My hands-down favorite poet is the great Beat writer Allen Ginsberg. (That’s him in the photo above, reading his epic poem “Howl” in 1966.) Allen’s poetry is raw, honest, passionate, and delightfully funny. But what I love best about him is his utter shamelessness. For Allen, being human—in all its sublimity and silliness, all its messiness and magnificence—is the greatest blessing in the world, and nothing to be ashamed of. This, to me, is deep spirituality, the acceptance and ecstatic celebration of God’s greatest gift: Life.


In that spirit, I offer Allen Ginsberg’s poem “Psalm III” below. May all of us be poetically inspired to see beauty and seek truth; to be shameless in our delight at Creation; and to share in God’s work of creativity, which began on the First Day and continues within, among, and all around us.


Blessin’s, --Tom


THIS WEEK’S QUESTIONS: Do you have a favorite poem or poet? How does making and appreciating art help us know God?



PSALM III

Allen Ginsberg


To God: to illuminate all men. Beginning with Skid Road. Let Occidental and Washington be transformed into a higher place, the plaza of eternity. Illuminate the welders in shipyards with the brilliance of their torches. Let the crane operator lift up his arm for joy. Let elevators creak and speak, ascending and descending in awe.

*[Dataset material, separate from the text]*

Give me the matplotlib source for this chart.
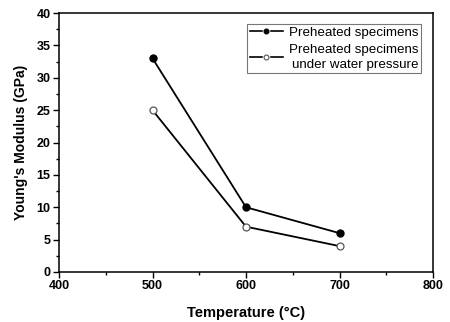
import matplotlib.pyplot as plt
from matplotlib.lines import Line2D
from matplotlib.legend_handler import HandlerTuple
from matplotlib.ticker import MultipleLocator

plt.rcParams['font.family'] = ['Liberation Sans', 'DejaVu Sans']

temperature = [500, 600, 700]
modulus_preheated = [33, 10, 6]
modulus_water = [25, 7, 4]
labels = ['Preheated specimens', 'Preheated specimens\nunder water pressure']

fig = plt.figure(figsize=(4.5, 3.22), dpi=100)
ax = fig.add_axes([59 / 450, 1 - 272 / 322, (433 - 59) / 450, (272 - 13) / 322])

ax.plot(temperature, modulus_preheated, color='black', lw=1.3, marker='o', ms=5,
        mfc='black', mec='black')
ax.plot(temperature, modulus_water, color='black', lw=1.3, marker='o', ms=5,
        mfc='white', mec='#555555', mew=0.9)

ax.set_xlim(400, 800)
ax.set_ylim(0, 40)
ax.xaxis.set_major_locator(MultipleLocator(100))
ax.xaxis.set_minor_locator(MultipleLocator(50))
ax.yaxis.set_major_locator(MultipleLocator(5))
ax.yaxis.set_minor_locator(MultipleLocator(2.5))
ax.tick_params(which='major', direction='out', length=4, width=1, labelsize=9, pad=2)
ax.tick_params(which='minor', direction='out', length=2.5, width=1)
for lbl in ax.get_xticklabels() + ax.get_yticklabels():
    lbl.set_fontweight('bold')
for sp in ax.spines.values():
    sp.set_linewidth(1.1)

ax.set_xlabel('Temperature (°C)', fontsize=10.5, fontweight='bold', labelpad=10)
ax.set_ylabel("Young's Modulus (GPa)", fontsize=10, fontweight='bold', labelpad=6)

# legend keys "—o—": line with a white disc punched out, small marker on top
def key(face, edge):
    gap = Line2D([], [], color='black', lw=1.2, marker='o', ms=5.5,
                 mfc='white', mec='white', mew=0)
    dot = Line2D([], [], ls='none', marker='o', ms=3.5, mfc=face, mec=edge, mew=0.8)
    return (gap, dot)

leg = ax.legend([key('black', 'black'), key('white', '#555555')], labels,
                handler_map={tuple: HandlerTuple(ndivide=1, pad=0)}, numpoints=1,
                loc='upper right', bbox_to_anchor=(0.968, 0.9575), fontsize=9.6,
                frameon=True, fancybox=False, edgecolor='#555555',
                handlelength=2.5, handletextpad=0.45, borderpad=0.2,
                labelspacing=0.35, borderaxespad=0)
leg.get_frame().set_linewidth(0.8)
for t in leg.get_texts():
    t.set_multialignment('right')
    t.set_linespacing(1.35)

fig.savefig('out.png', dpi=100)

Let the mercy of the flower’s direction beckon in the eye. Let the straight flower bespeak its purpose in straightness—to seek the light. Let the crooked flower bespeak its purpose in crookedness—to seek the light. Let the crookedness and straightness bespeak the light. Let Puget Sound be a blast of light. I feed on your Name like a cockroach on a crumb—this cockroach is holy.